An explosion rocked a secretive Russian nuclear test site inside the Arctic Circle last week. At first, Russian officials denied that the blast produced any radioactive activity. They also denied any evacuations would be needed.
But then authorities in a village near the explosion advised locals to vacate the town for several hours on Wednesday. Greenpeace reported that background levels of radiation in the area had spiked to 20 times normal levels. And the explosion killed at least five people, with Russia’s state atomic energy corporation finally admitting it occurred at a small nuclear reactor.
The incident is the second time in two months that the Kremlin has kept a tight seal on information on disasters involving nuclear projects ― a fire aboard one of the nation’s nuclear submarines killed 14 sailors in early July. The incidents have fueled speculation about Russia’s military activities and raised alarm among arms control experts, who are concerned by the secretiveness displayed by one of the world’s premier nuclear powers about mishaps with humanity-threatening technology.
Luckily, international protocols have evolved significantly since 1986′s infamous disaster at Chernobyl, which the Soviet Union tried to minimise until widespread radiation spikes and international measurements destroyed the government’s cover story.
“It’s not like the 1980s when Chernobyl exploded and there was this really long gap,” said Jeffrey Lewis, director of the East Asia Non-Proliferation Program at the Middlebury Institute of International Studies in Vermont. “It would be extremely, extremely hard to hide a nuclear disaster today.”
The new fatal blast is believed to have happened at the Nyonoksa test range in northern Russia on August 8 and involved a failed test of a nuclear-powered “Burevestnik” cruise missile designed to evade missile defence systems and reach anywhere in the world, according to US officials and nuclear experts.

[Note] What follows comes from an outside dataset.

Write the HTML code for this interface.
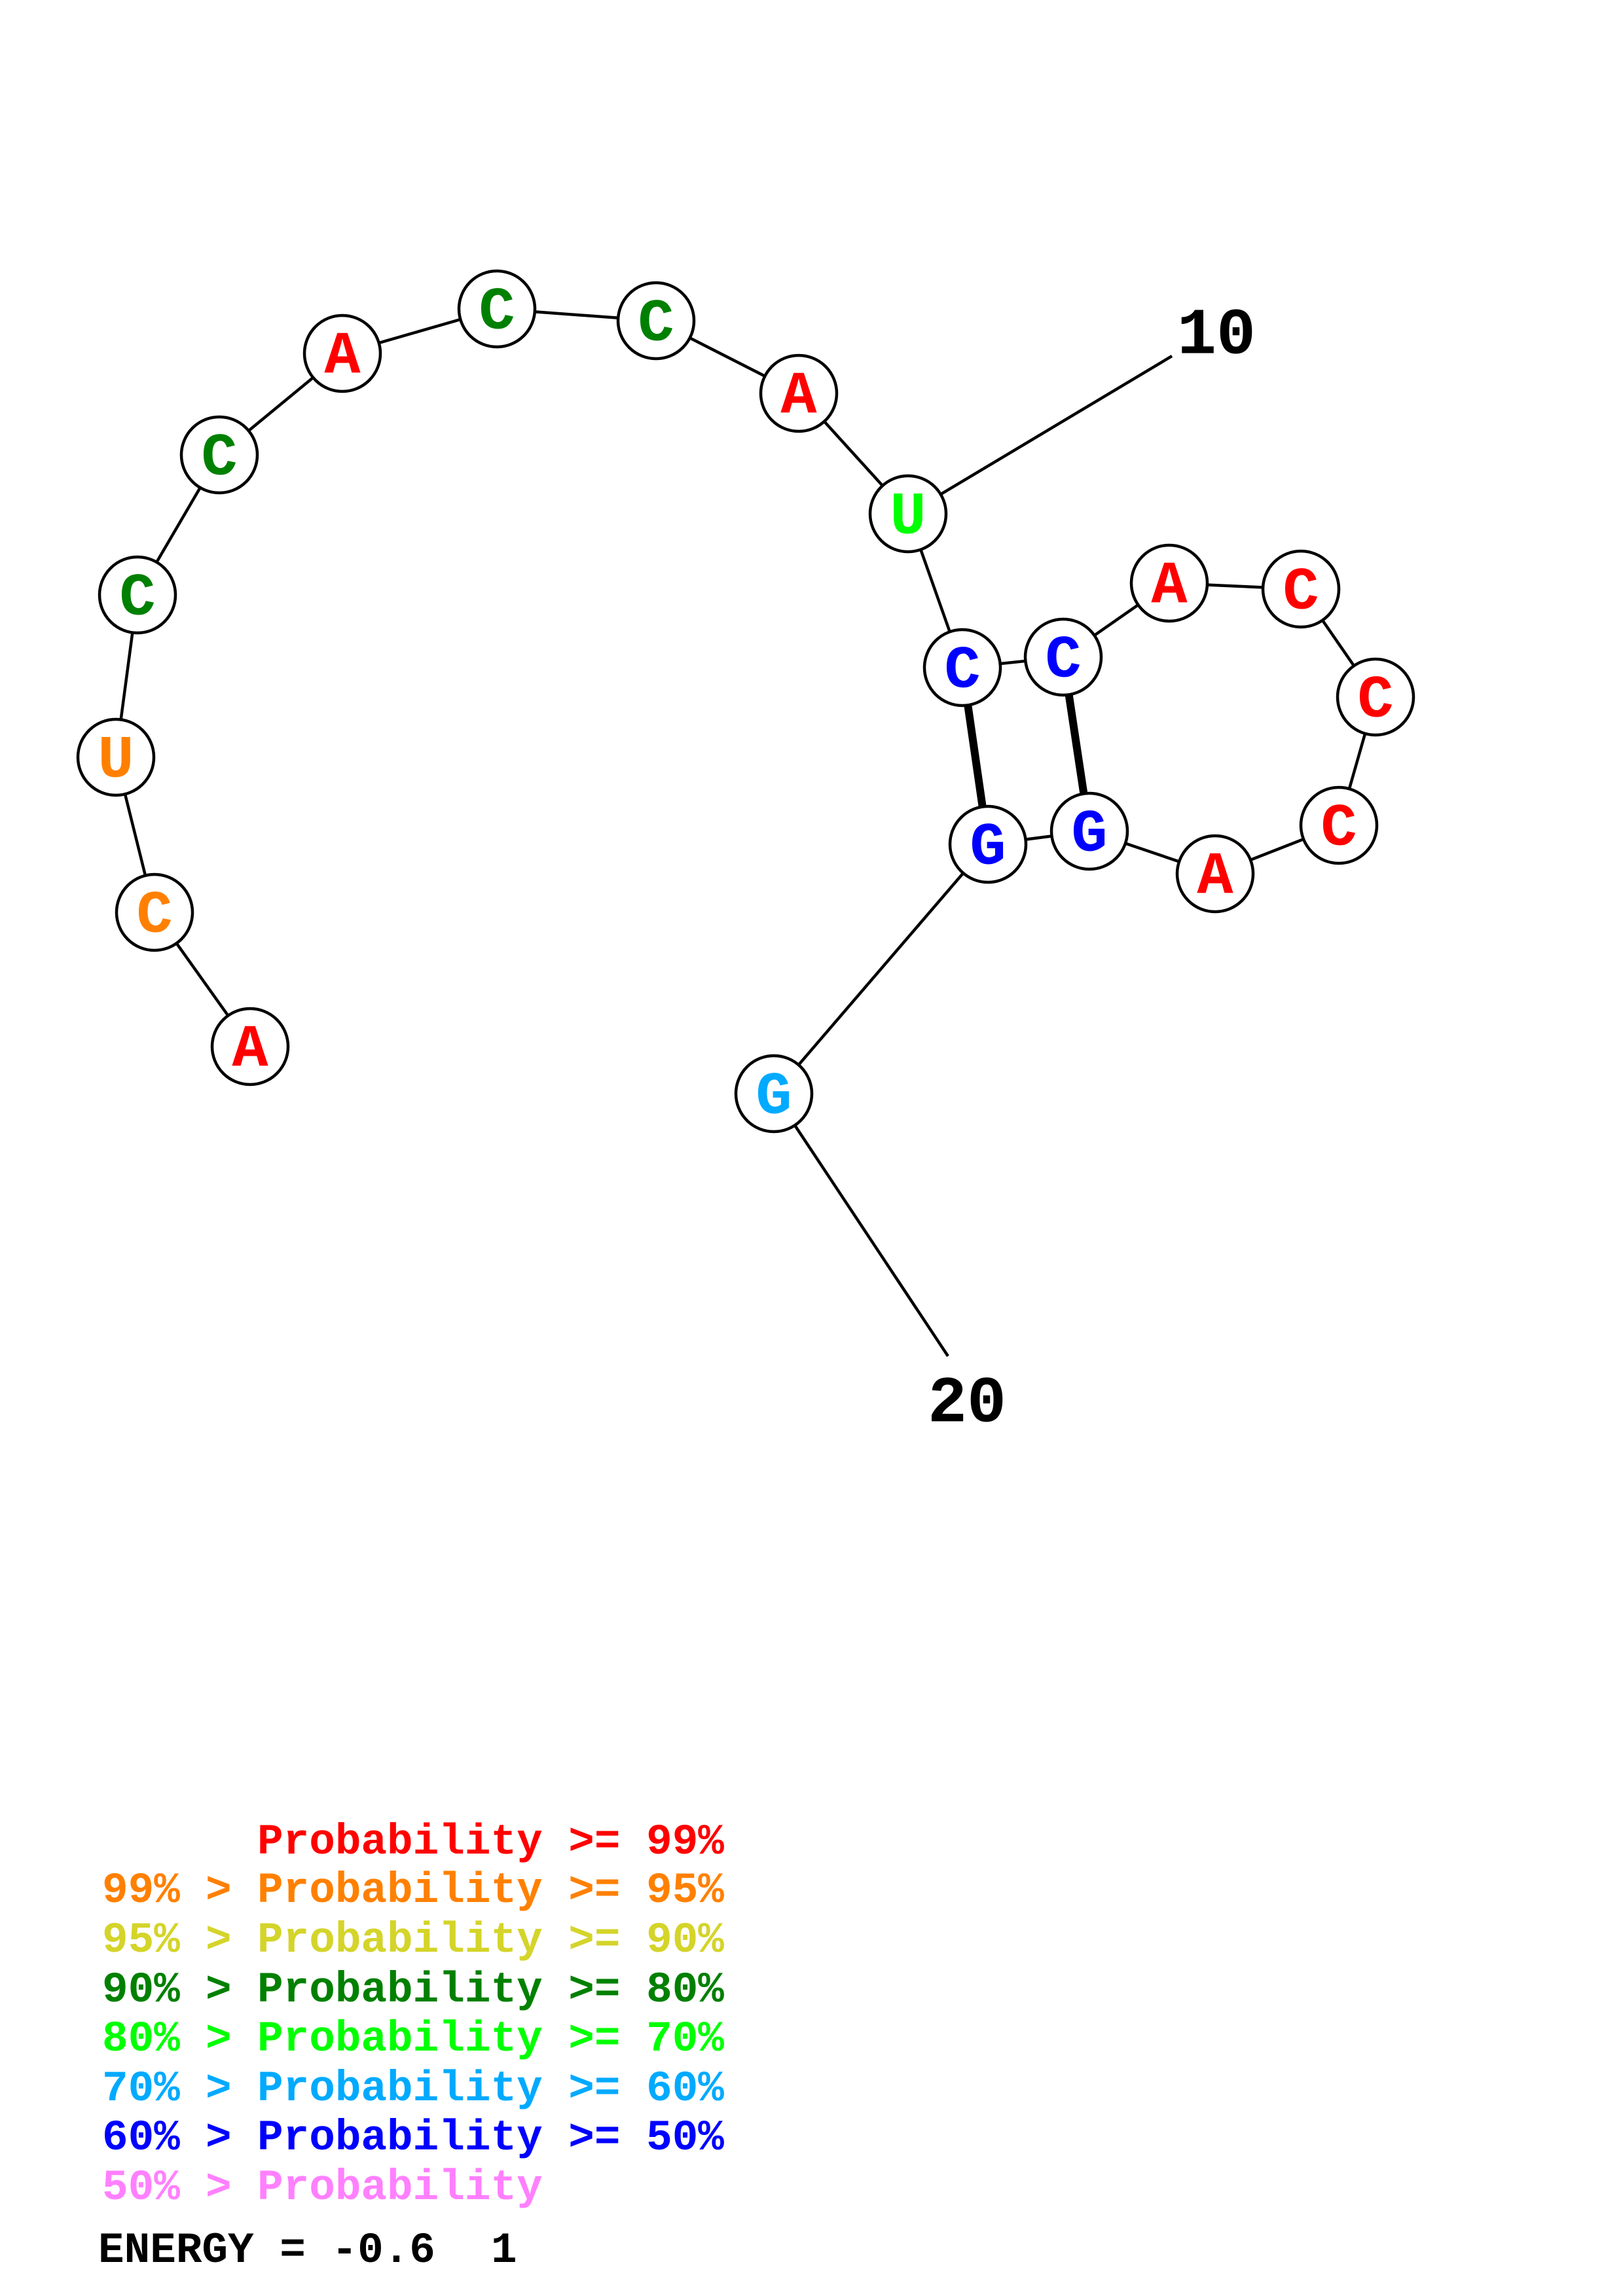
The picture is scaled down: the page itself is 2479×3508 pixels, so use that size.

Thanks to technological safeguards against undisclosed nuclear releases, the reality of the accident was almost immediately apparent. The Comprehensive Nuclear Test Ban Treaty Organisation, for example, maintains sensor stations across the globe monitoring radionuclides for spikes in radiation levels. It also has methods of measuring sound waves and seismic activity to detect clandestine nuclear tests.
““It would be extremely, extremely hard to hide a nuclear disaster today.””
Monitors also check social media after a nuclear event for information, Lewis said, including the accounts of the scientists or armed forces who are reported to have been killed. Extensive satellite imagery can look at the area around reported nuclear tests and organizations check open-source data for any movements related to an event.
Lewis and his team, for instance, quickly found that a Russian ship used for nuclear fuel transport was in the area of the test site when last week’s explosion took place.
More information on just how much radiation the blast released is expected to come out in the next few days.
Aside from these technological monitors, governments are supposed to use diplomatic channels to notify the global community about accidents ― though Russia has taken advantage of some loopholes in these agreements.
The Convention on Early Notification of a Nuclear Accident, ratified following the Chernobyl disaster, makes it obligatory for states to extensively report the release of radioactive material or the potential for it to be released, such as when Mexico lost a truck full of radioactive medical material in 2013. But the treaty does not have the same mandatory reporting rules for military nuclear projects, and states are far more hesitant to disclose information on nuclear weapons programs.
Radiation releases from “a hospital source for cancer treatment is one thing and a developmental secret weapon is quite another,” said Cheryl Rofer, a retired scientist at the Los Alamos National Laboratory in New Mexico and nuclear expert. “Russia certainly has not been very forthcoming on this latest accident.”
It appeared to stonewall the International Atomic Energy Agency, which contacted the Russian government about last week’s explosion but got a comically sparse explanation. An IAEA spokesperson told HuffPost that Russian officials replied only that radiation levels were normal in the area and “this facility does not belong to the facilities for the peaceful use of nuclear energy.”
The Kremlin’s repeated celebration its purported missile advancements is a likely reason for its sensitivity about the accident.
Russian President Vladimir Putin showed a video simulation last year of the “Burevestnik” missile’s ability to strike Florida. The country’s missile projects have spurred debate over whether a new arms race will emerge between the U.S., Russia and China. President Donald Trump has done little to dispel that fear, boasting on Monday that the U.S. missile program was superior to its Russian counterpart.
“The United States is learning much from the failed missile explosion in Russia,” Trump tweeted. “We have similar, though more advanced, technology.“
Diplomatic conditions aimed at creating transparency involving nuclear accidents are likely to deteriorate. Trump’s tweet started a missile-measuring contest between Washington and Moscow, with Putin spokesman Dmitry Peskov claiming on Tuesday that Russia’s missiles surpassed other countries’ capabilities. The US and Russia also have both been walking back from arms control measures as they pursue new military technology.
Trump earlier this month withdrew the U.S. from the Intermediate Nuclear Forces treaty that banned certain types of cruise missile and had been in effect since 1987. The New START treaty, which puts limits on nuclear weapons, is set to expire in 2021 and Trump national security adviser John Bolton has called its renewal “unlikely.”